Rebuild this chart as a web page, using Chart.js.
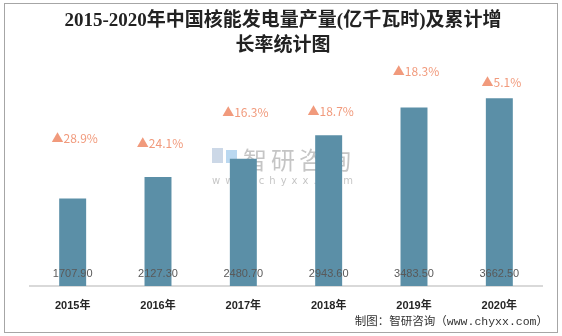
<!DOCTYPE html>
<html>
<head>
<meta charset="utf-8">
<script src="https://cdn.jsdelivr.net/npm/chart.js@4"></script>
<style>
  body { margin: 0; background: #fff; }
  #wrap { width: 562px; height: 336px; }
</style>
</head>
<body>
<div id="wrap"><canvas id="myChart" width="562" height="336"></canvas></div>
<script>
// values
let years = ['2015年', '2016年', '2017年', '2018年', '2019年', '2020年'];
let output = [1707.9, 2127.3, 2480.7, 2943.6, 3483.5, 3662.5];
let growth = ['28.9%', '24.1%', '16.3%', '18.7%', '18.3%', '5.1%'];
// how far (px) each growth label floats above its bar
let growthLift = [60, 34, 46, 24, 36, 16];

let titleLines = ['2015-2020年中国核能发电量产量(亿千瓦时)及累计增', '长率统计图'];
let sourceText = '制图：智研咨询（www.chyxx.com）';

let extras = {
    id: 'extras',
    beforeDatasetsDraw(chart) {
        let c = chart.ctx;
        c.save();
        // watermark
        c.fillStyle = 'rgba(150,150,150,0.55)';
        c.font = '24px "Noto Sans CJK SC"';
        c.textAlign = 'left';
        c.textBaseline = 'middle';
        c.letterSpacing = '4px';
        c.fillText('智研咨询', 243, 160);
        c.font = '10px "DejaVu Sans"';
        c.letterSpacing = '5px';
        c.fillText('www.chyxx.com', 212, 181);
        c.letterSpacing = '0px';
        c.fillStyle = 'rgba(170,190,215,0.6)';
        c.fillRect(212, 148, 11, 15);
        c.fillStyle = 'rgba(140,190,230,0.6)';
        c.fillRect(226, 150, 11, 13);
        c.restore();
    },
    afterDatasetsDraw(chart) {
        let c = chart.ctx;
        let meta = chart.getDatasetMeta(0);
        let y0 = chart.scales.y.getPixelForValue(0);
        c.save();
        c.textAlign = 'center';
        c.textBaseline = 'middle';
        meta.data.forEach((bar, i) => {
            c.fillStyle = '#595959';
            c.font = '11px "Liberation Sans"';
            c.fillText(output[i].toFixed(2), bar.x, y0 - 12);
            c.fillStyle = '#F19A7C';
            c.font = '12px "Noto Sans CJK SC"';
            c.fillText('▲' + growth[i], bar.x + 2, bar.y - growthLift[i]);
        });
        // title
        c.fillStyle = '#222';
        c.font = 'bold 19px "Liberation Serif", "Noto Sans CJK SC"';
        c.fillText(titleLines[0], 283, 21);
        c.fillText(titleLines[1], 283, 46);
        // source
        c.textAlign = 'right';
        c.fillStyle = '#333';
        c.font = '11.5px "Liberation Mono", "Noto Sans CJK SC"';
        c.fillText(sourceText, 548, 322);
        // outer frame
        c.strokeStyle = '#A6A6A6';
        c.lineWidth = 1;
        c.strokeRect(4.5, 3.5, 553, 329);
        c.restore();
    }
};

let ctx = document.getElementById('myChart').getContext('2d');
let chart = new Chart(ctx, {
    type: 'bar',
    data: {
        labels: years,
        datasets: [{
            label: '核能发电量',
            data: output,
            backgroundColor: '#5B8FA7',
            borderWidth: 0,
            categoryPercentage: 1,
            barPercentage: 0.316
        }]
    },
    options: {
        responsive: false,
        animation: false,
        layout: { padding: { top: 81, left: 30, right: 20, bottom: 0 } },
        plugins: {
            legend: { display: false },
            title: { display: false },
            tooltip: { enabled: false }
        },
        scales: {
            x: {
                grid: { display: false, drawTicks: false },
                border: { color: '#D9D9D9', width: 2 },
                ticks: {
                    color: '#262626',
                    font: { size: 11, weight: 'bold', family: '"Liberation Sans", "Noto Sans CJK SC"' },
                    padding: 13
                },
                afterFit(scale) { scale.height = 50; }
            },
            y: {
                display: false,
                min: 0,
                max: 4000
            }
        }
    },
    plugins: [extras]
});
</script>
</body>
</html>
***
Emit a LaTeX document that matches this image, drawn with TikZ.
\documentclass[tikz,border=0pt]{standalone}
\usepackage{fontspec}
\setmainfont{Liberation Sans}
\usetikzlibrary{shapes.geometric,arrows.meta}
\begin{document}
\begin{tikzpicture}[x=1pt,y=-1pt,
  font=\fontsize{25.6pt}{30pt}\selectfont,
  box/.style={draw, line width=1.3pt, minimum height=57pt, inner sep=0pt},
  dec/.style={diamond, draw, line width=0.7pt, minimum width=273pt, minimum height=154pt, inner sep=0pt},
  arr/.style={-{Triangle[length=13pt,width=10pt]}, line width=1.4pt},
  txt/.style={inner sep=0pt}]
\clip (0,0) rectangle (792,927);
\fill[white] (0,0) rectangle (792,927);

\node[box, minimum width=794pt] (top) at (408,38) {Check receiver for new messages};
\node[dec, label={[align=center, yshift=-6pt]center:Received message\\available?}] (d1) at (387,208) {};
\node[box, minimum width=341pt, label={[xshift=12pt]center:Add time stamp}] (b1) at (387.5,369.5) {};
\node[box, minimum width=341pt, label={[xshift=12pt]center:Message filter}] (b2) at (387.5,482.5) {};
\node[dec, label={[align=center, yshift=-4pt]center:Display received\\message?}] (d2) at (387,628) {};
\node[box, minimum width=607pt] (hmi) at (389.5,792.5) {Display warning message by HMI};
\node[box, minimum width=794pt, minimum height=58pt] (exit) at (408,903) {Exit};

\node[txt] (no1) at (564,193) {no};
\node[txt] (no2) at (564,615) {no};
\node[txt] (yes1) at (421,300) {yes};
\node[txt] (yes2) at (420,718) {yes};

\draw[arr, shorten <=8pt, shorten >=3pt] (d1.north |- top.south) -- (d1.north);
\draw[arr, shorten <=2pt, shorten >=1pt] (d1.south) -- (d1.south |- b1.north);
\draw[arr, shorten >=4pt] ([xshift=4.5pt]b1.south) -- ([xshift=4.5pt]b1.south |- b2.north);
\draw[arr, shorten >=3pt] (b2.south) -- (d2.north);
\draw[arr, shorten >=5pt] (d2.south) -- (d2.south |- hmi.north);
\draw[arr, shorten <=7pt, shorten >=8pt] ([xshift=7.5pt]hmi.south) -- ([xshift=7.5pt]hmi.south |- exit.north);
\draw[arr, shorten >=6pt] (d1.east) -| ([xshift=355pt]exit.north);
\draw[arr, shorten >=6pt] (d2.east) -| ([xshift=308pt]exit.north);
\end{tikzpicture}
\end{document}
***
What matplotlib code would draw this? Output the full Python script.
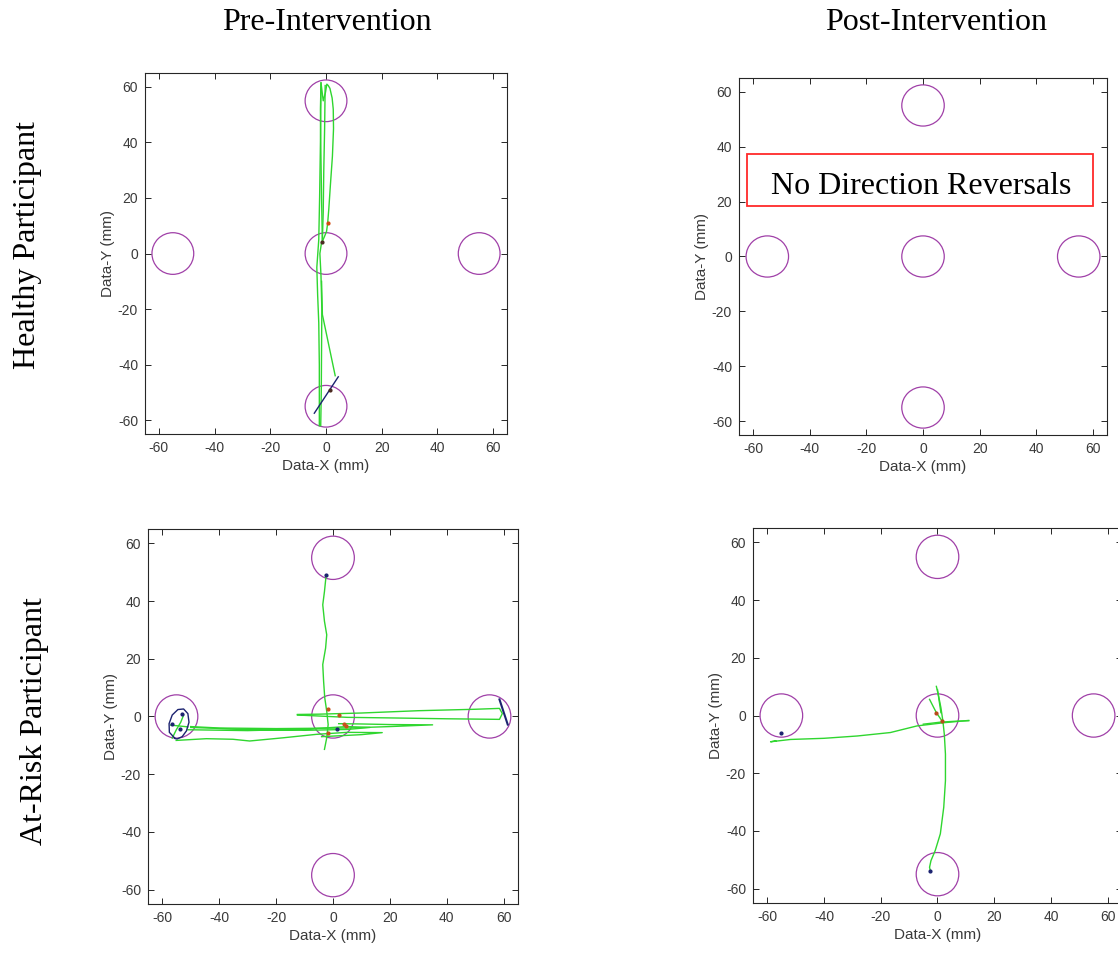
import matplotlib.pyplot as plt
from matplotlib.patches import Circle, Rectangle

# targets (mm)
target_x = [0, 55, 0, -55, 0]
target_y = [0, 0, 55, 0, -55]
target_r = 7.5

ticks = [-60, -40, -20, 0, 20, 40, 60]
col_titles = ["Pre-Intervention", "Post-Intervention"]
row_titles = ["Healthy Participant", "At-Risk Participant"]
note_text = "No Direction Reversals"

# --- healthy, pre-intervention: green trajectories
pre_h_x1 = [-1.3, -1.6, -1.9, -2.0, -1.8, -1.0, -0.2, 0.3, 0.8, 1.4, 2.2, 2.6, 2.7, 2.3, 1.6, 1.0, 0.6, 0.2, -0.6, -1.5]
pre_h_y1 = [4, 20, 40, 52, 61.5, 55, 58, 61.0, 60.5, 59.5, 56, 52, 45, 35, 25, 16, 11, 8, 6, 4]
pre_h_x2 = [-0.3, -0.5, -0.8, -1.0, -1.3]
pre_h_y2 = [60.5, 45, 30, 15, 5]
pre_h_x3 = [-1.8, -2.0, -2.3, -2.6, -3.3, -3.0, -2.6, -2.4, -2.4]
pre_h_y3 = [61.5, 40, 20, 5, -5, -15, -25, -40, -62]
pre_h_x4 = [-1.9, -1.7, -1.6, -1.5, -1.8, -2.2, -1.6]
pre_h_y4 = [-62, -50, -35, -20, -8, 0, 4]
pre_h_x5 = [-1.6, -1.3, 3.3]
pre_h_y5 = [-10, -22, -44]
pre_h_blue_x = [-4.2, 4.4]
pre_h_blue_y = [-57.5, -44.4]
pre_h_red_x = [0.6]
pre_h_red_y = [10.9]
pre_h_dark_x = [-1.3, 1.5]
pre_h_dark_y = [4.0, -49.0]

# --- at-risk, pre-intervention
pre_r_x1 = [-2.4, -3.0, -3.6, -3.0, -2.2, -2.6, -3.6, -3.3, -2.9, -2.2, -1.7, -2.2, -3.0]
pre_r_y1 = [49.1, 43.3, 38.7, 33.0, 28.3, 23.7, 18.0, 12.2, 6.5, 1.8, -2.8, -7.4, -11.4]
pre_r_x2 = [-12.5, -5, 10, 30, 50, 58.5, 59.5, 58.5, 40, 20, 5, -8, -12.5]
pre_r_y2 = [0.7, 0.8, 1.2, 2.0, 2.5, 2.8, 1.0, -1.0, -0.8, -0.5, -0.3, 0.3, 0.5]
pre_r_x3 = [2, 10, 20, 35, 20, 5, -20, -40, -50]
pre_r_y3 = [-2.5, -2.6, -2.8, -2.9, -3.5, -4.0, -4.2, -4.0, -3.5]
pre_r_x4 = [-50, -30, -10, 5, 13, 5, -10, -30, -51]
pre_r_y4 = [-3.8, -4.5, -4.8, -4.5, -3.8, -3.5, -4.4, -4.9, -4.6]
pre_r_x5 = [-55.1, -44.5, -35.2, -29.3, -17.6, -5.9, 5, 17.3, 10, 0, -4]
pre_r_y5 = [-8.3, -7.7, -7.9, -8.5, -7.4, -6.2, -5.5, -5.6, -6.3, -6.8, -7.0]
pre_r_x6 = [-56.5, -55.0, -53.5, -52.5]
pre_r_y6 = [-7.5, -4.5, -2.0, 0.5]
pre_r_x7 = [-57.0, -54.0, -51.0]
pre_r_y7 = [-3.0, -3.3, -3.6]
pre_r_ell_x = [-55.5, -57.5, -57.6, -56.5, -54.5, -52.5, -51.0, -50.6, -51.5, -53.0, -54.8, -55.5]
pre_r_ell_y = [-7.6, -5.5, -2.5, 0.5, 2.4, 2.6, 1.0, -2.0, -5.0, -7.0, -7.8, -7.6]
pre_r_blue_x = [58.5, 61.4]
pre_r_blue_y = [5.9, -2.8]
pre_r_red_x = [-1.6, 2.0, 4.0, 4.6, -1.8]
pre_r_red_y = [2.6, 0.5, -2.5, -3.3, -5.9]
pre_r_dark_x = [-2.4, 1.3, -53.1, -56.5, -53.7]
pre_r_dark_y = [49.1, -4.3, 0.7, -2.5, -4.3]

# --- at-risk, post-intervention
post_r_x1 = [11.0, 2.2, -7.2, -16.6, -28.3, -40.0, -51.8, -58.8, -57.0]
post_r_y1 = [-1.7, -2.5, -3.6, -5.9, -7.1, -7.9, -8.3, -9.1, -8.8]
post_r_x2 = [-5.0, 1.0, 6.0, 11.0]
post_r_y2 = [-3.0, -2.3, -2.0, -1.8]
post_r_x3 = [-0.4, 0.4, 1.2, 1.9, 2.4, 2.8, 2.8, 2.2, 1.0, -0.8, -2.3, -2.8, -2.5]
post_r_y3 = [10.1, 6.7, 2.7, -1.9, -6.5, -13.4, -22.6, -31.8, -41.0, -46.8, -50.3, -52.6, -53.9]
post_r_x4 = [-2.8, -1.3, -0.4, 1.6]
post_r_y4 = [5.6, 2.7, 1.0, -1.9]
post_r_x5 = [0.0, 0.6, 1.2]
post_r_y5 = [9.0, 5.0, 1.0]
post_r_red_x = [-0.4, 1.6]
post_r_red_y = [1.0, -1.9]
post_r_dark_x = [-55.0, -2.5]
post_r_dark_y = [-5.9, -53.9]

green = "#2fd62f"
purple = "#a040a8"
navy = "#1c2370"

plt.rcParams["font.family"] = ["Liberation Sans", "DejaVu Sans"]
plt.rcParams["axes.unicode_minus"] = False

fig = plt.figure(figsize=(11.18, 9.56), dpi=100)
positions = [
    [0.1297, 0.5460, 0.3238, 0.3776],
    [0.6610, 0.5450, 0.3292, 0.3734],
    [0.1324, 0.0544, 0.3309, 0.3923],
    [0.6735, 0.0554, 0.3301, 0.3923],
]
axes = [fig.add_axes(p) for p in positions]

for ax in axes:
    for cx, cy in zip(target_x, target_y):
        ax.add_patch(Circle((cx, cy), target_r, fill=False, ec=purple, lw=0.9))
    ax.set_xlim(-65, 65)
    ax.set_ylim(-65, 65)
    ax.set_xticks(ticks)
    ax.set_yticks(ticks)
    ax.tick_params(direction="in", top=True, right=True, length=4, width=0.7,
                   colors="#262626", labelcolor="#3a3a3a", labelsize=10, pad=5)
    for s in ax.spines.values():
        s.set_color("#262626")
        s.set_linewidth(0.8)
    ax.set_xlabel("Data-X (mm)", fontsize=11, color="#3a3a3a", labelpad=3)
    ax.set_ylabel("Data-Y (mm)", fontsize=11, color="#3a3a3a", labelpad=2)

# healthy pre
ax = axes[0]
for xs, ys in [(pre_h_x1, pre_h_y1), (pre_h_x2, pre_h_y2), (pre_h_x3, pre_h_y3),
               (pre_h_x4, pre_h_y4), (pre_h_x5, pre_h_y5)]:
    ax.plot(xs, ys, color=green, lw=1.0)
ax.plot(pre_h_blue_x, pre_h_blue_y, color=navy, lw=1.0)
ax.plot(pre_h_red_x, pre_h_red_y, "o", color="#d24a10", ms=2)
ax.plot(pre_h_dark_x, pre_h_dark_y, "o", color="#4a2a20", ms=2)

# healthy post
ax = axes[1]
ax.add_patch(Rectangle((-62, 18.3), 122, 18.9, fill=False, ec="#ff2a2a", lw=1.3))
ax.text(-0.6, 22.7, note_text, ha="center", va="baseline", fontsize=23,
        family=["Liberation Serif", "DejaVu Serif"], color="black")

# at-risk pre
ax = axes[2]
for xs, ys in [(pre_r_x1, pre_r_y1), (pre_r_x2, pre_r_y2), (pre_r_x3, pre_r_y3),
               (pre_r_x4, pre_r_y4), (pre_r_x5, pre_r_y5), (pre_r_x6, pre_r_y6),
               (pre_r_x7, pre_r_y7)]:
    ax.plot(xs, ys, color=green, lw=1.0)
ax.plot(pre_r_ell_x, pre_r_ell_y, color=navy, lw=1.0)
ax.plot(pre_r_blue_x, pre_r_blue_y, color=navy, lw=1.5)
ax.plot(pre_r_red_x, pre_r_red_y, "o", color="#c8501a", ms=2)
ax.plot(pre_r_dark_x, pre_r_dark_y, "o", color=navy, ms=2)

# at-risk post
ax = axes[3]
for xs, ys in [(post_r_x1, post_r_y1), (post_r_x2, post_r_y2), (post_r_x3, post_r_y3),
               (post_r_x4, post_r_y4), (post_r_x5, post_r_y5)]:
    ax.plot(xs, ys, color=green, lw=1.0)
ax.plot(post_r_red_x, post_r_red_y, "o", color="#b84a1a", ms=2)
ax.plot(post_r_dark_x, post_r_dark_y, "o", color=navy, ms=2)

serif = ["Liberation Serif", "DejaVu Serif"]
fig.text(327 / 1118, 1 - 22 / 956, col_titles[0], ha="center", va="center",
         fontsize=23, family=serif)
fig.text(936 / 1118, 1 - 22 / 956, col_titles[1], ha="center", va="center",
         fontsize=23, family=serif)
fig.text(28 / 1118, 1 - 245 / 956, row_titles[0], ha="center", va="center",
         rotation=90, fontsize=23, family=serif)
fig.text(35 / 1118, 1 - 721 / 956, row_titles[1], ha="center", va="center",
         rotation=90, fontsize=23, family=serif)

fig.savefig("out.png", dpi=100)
***
Only the lines from the one bearing "Rebuild this chart" to the one bearing "let sourceText = '制图：智研咨询（www.chyxx.com）';", both included, should be restated word for word, with pictures left out.

• FULL OUTPUT:
Rebuild this chart as a web page, using Chart.js.
<!DOCTYPE html>
<html>
<head>
<meta charset="utf-8">
<script src="https://cdn.jsdelivr.net/npm/chart.js@4"></script>
<style>
  body { margin: 0; background: #fff; }
  #wrap { width: 562px; height: 336px; }
</style>
</head>
<body>
<div id="wrap"><canvas id="myChart" width="562" height="336"></canvas></div>
<script>
// values
let years = ['2015年', '2016年', '2017年', '2018年', '2019年', '2020年'];
let output = [1707.9, 2127.3, 2480.7, 2943.6, 3483.5, 3662.5];
let growth = ['28.9%', '24.1%', '16.3%', '18.7%', '18.3%', '5.1%'];
// how far (px) each growth label floats above its bar
let growthLift = [60, 34, 46, 24, 36, 16];

let titleLines = ['2015-2020年中国核能发电量产量(亿千瓦时)及累计增', '长率统计图'];
let sourceText = '制图：智研咨询（www.chyxx.com）';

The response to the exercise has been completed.